--- Start Recorded information ---

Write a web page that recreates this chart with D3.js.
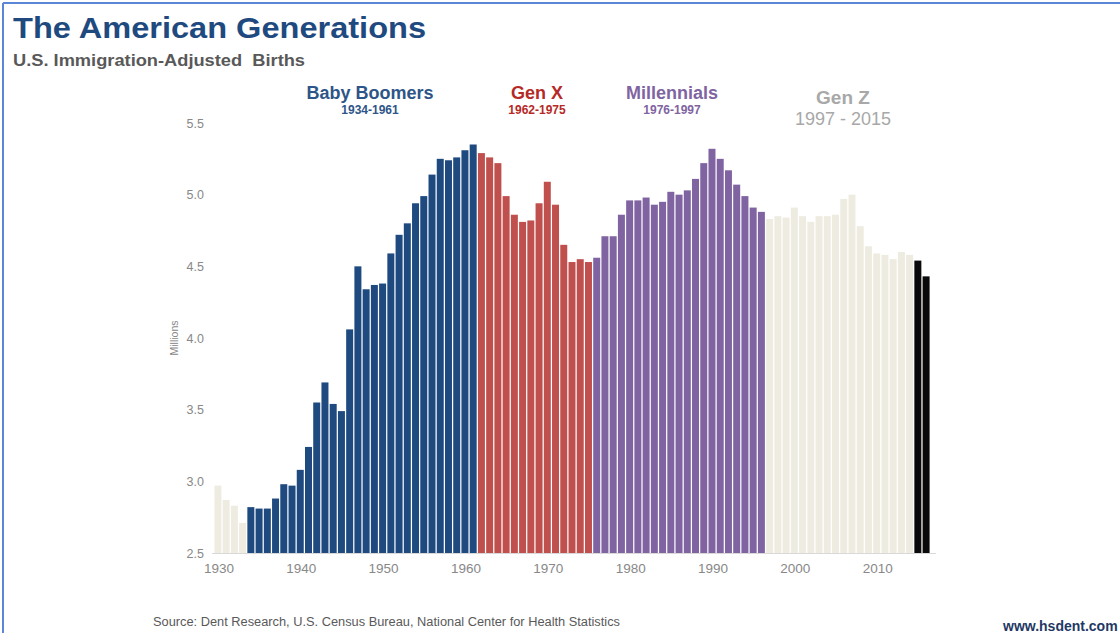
<!DOCTYPE html>
<html><head><meta charset="utf-8">
<script src="https://cdn.jsdelivr.net/npm/d3@7"></script>
<style>
html,body{margin:0;padding:0;background:#fff;}
svg{display:block;font-family:"Liberation Sans",Arial,sans-serif;}
</style></head>
<body>
<svg id="chart" width="1120" height="633"></svg>
<script>
// ---- data ----
const startYear = 1930;
const births = [
  2.97, 2.87, 2.83, 2.71,                                   // 1930-1933
  2.82, 2.81, 2.81, 2.88, 2.98, 2.97, 3.08, 3.24, 3.55, 3.69, // 1934-1943
  3.54, 3.49, 4.06, 4.50, 4.34, 4.37, 4.38, 4.59, 4.72, 4.80, // 1944-1953
  4.94, 4.99, 5.14, 5.25, 5.24, 5.26, 5.31, 5.35,             // 1954-1961
  5.29, 5.26, 5.22, 4.99, 4.86, 4.81, 4.82, 4.94, 5.09, 4.93, // 1962-1971
  4.65, 4.53, 4.55, 4.53,                                     // 1972-1975
  4.56, 4.71, 4.71, 4.86, 4.96, 4.96, 4.98, 4.93, 4.95, 5.02, // 1976-1985
  5.00, 5.03, 5.11, 5.22, 5.32, 5.25, 5.17, 5.07, 4.99, 4.91, // 1986-1995
  4.88,                                                       // 1996
  4.83, 4.85, 4.84, 4.91, 4.85, 4.81, 4.85, 4.85, 4.86, 4.97, // 1997-2006
  5.00, 4.78, 4.64, 4.59, 4.58, 4.55, 4.60, 4.58,             // 2007-2014
  4.54, 4.43                                                  // 2015-2016
];
const years = births.map((_, i) => startYear + i);
// colour segments: [first year, last year, colour key]
const segments = [
  [1930, 1933, "pre"], [1934, 1961, "boom"], [1962, 1975, "genx"],
  [1976, 1996, "mill"], [1997, 2014, "genz"], [2015, 2016, "recent"]
];
const generationNames = ["Baby Boomers", "Gen X", "Millennials", "Gen Z"];
const generationSpans = ["1934-1961", "1962-1975", "1976-1997", "1997 - 2015"];
const yTicks = [2.5, 3.0, 3.5, 4.0, 4.5, 5.0, 5.5];
const xTicks = [1930, 1940, 1950, 1960, 1970, 1980, 1990, 2000, 2010];

// ---- styles ----
const colors = {pre:"#eeece1", boom:"#1f4a80", genx:"#c0504d", mill:"#8064a2", genz:"#eeece1", recent:"#0a0a0a"};
const svg = d3.select("#chart");

// frame
svg.append("line").attr("x1",3).attr("x2",1120).attr("y1",3).attr("y2",3).attr("stroke","#5b87d6").attr("stroke-width",2);
svg.append("line").attr("x1",3).attr("x2",3).attr("y1",3).attr("y2",633).attr("stroke","#5b87d6").attr("stroke-width",2);

// titles
svg.append("text").attr("x",13).attr("y",38).text("The American Generations")
  .attr("font-size",30).attr("font-weight","bold").attr("fill","#1f4a80")
  .attr("textLength",413).attr("lengthAdjust","spacingAndGlyphs");
svg.append("text").attr("x",13).attr("y",66).text("U.S. Immigration-Adjusted\u00a0 Births")
  .attr("font-size",16).attr("font-weight","bold").attr("fill","#595959")
  .attr("textLength",292).attr("lengthAdjust","spacingAndGlyphs");

// scales
const x = d3.scaleBand().domain(years).range([214, 930]).paddingInner(0.15).paddingOuter(0.05);
const y = d3.scaleLinear().domain([2.5, 5.5]).range([553, 123]);

function colorOf(yr){
  const s = segments.find(s => yr >= s[0] && yr <= s[1]);
  return colors[s[2]];
}

// bars
svg.append("g").selectAll("rect").data(years).join("rect")
  .attr("x", d => x(d)).attr("width", x.bandwidth())
  .attr("y", (d,i) => y(births[i])).attr("height", (d,i) => y(2.5) - y(births[i]))
  .attr("fill", d => colorOf(d));

// baseline
svg.append("line").attr("x1",212).attr("x2",936).attr("y1",553.5).attr("y2",553.5)
  .attr("stroke","#d9d9d9").attr("stroke-width",1);

// y axis
const yAxis = svg.append("g").attr("transform","translate(204,0)")
  .call(d3.axisLeft(y).tickValues(yTicks).tickFormat(d3.format(".1f")).tickSize(0).tickPadding(0));
yAxis.select(".domain").remove();
yAxis.selectAll("text").attr("font-size",12.5).attr("fill","#888").attr("font-family","Liberation Sans, Arial, sans-serif");

svg.append("text").attr("transform","translate(178,338) rotate(-90)").attr("text-anchor","middle")
  .text("Millions").attr("font-size",10.5).attr("fill","#888");

// x axis
const xAxis = svg.append("g").attr("transform","translate(1,559)")
  .call(d3.axisBottom(x).tickValues(xTicks).tickSize(0).tickPadding(4));
xAxis.select(".domain").remove();
xAxis.selectAll("text").attr("font-size",13.5).attr("fill","#888").attr("font-family","Liberation Sans, Arial, sans-serif");

// generation labels
const genX = [370, 537, 672, 843];
const genColors = ["#2e5588", "#b52a26", "#8064a2", "#a8a8a8"];
const spanColors = ["#2e5588", "#b52a26", "#8064a2", "#a8a8a8"];
generationNames.forEach((n, i) => {
  svg.append("text").attr("x",genX[i]).attr("y", i === 3 ? 104 : 99).attr("text-anchor","middle")
    .text(n).attr("font-size", i === 3 ? 19 : 18).attr("font-weight", "bold").attr("fill", genColors[i]);
  svg.append("text").attr("x",genX[i]).attr("y", i === 3 ? 125 : 114).attr("text-anchor","middle")
    .text(generationSpans[i]).attr("font-size", i === 3 ? 18 : 12).attr("font-weight", i === 3 ? "normal" : "bold")
    .attr("fill", spanColors[i]);
});

// footer
svg.append("text").attr("x",153).attr("y",626).text("Source: Dent Research, U.S. Census Bureau, National Center for Health Statistics")
  .attr("font-size",12).attr("fill","#595959").attr("textLength",467).attr("lengthAdjust","spacingAndGlyphs");
svg.append("text").attr("x",1003).attr("y",631).text("www.hsdent.com")
  .attr("font-size",14).attr("font-weight","bold").attr("fill","#1f3864");
</script>
</body></html>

--- End Recorded information ---

Description of the task: Transcribe the whole listing exactly. Pictures are excluded.

Solution to this exercise:
Write a web page that recreates this chart with D3.js.
<!DOCTYPE html>
<html><head><meta charset="utf-8">
<script src="https://cdn.jsdelivr.net/npm/d3@7"></script>
<style>
html,body{margin:0;padding:0;background:#fff;}
svg{display:block;font-family:"Liberation Sans",Arial,sans-serif;}
</style></head>
<body>
<svg id="chart" width="1120" height="633"></svg>
<script>
// ---- data ----
const startYear = 1930;
const births = [
  2.97, 2.87, 2.83, 2.71,                                   // 1930-1933
  2.82, 2.81, 2.81, 2.88, 2.98, 2.97, 3.08, 3.24, 3.55, 3.69, // 1934-1943
  3.54, 3.49, 4.06, 4.50, 4.34, 4.37, 4.38, 4.59, 4.72, 4.80, // 1944-1953
  4.94, 4.99, 5.14, 5.25, 5.24, 5.26, 5.31, 5.35,             // 1954-1961
  5.29, 5.26, 5.22, 4.99, 4.86, 4.81, 4.82, 4.94, 5.09, 4.93, // 1962-1971
  4.65, 4.53, 4.55, 4.53,                                     // 1972-1975
  4.56, 4.71, 4.71, 4.86, 4.96, 4.96, 4.98, 4.93, 4.95, 5.02, // 1976-1985
  5.00, 5.03, 5.11, 5.22, 5.32, 5.25, 5.17, 5.07, 4.99, 4.91, // 1986-1995
  4.88,                                                       // 1996
  4.83, 4.85, 4.84, 4.91, 4.85, 4.81, 4.85, 4.85, 4.86, 4.97, // 1997-2006
  5.00, 4.78, 4.64, 4.59, 4.58, 4.55, 4.60, 4.58,             // 2007-2014
  4.54, 4.43                                                  // 2015-2016
];
const years = births.map((_, i) => startYear + i);
// colour segments: [first year, last year, colour key]
const segments = [
  [1930, 1933, "pre"], [1934, 1961, "boom"], [1962, 1975, "genx"],
  [1976, 1996, "mill"], [1997, 2014, "genz"], [2015, 2016, "recent"]
];
const generationNames = ["Baby Boomers", "Gen X", "Millennials", "Gen Z"];
const generationSpans = ["1934-1961", "1962-1975", "1976-1997", "1997 - 2015"];
const yTicks = [2.5, 3.0, 3.5, 4.0, 4.5, 5.0, 5.5];
const xTicks = [1930, 1940, 1950, 1960, 1970, 1980, 1990, 2000, 2010];

// ---- styles ----
const colors = {pre:"#eeece1", boom:"#1f4a80", genx:"#c0504d", mill:"#8064a2", genz:"#eeece1", recent:"#0a0a0a"};
const svg = d3.select("#chart");

// frame
svg.append("line").attr("x1",3).attr("x2",1120).attr("y1",3).attr("y2",3).attr("stroke","#5b87d6").attr("stroke-width",2);
svg.append("line").attr("x1",3).attr("x2",3).attr("y1",3).attr("y2",633).attr("stroke","#5b87d6").attr("stroke-width",2);

// titles
svg.append("text").attr("x",13).attr("y",38).text("The American Generations")
  .attr("font-size",30).attr("font-weight","bold").attr("fill","#1f4a80")
  .attr("textLength",413).attr("lengthAdjust","spacingAndGlyphs");
svg.append("text").attr("x",13).attr("y",66).text("U.S. Immigration-Adjusted\u00a0 Births")
  .attr("font-size",16).attr("font-weight","bold").attr("fill","#595959")
  .attr("textLength",292).attr("lengthAdjust","spacingAndGlyphs");

// scales
const x = d3.scaleBand().domain(years).range([214, 930]).paddingInner(0.15).paddingOuter(0.05);
const y = d3.scaleLinear().domain([2.5, 5.5]).range([553, 123]);

function colorOf(yr){
  const s = segments.find(s => yr >= s[0] && yr <= s[1]);
  return colors[s[2]];
}

// bars
svg.append("g").selectAll("rect").data(years).join("rect")
  .attr("x", d => x(d)).attr("width", x.bandwidth())
  .attr("y", (d,i) => y(births[i])).attr("height", (d,i) => y(2.5) - y(births[i]))
  .attr("fill", d => colorOf(d));

// baseline
svg.append("line").attr("x1",212).attr("x2",936).attr("y1",553.5).attr("y2",553.5)
  .attr("stroke","#d9d9d9").attr("stroke-width",1);

// y axis
const yAxis = svg.append("g").attr("transform","translate(204,0)")
  .call(d3.axisLeft(y).tickValues(yTicks).tickFormat(d3.format(".1f")).tickSize(0).tickPadding(0));
yAxis.select(".domain").remove();
yAxis.selectAll("text").attr("font-size",12.5).attr("fill","#888").attr("font-family","Liberation Sans, Arial, sans-serif");

svg.append("text").attr("transform","translate(178,338) rotate(-90)").attr("text-anchor","middle")
  .text("Millions").attr("font-size",10.5).attr("fill","#888");

// x axis
const xAxis = svg.append("g").attr("transform","translate(1,559)")
  .call(d3.axisBottom(x).tickValues(xTicks).tickSize(0).tickPadding(4));
xAxis.select(".domain").remove();
xAxis.selectAll("text").attr("font-size",13.5).attr("fill","#888").attr("font-family","Liberation Sans, Arial, sans-serif");

// generation labels
const genX = [370, 537, 672, 843];
const genColors = ["#2e5588", "#b52a26", "#8064a2", "#a8a8a8"];
const spanColors = ["#2e5588", "#b52a26", "#8064a2", "#a8a8a8"];
generationNames.forEach((n, i) => {
  svg.append("text").attr("x",genX[i]).attr("y", i === 3 ? 104 : 99).attr("text-anchor","middle")
    .text(n).attr("font-size", i === 3 ? 19 : 18).attr("font-weight", "bold").attr("fill", genColors[i]);
  svg.append("text").attr("x",genX[i]).attr("y", i === 3 ? 125 : 114).attr("text-anchor","middle")
    .text(generationSpans[i]).attr("font-size", i === 3 ? 18 : 12).attr("font-weight", i === 3 ? "normal" : "bold")
    .attr("fill", spanColors[i]);
});

// footer
svg.append("text").attr("x",153).attr("y",626).text("Source: Dent Research, U.S. Census Bureau, National Center for Health Statistics")
  .attr("font-size",12).attr("fill","#595959").attr("textLength",467).attr("lengthAdjust","spacingAndGlyphs");
svg.append("text").attr("x",1003).attr("y",631).text("www.hsdent.com")
  .attr("font-size",14).attr("font-weight","bold").attr("fill","#1f3864");
</script>
</body></html>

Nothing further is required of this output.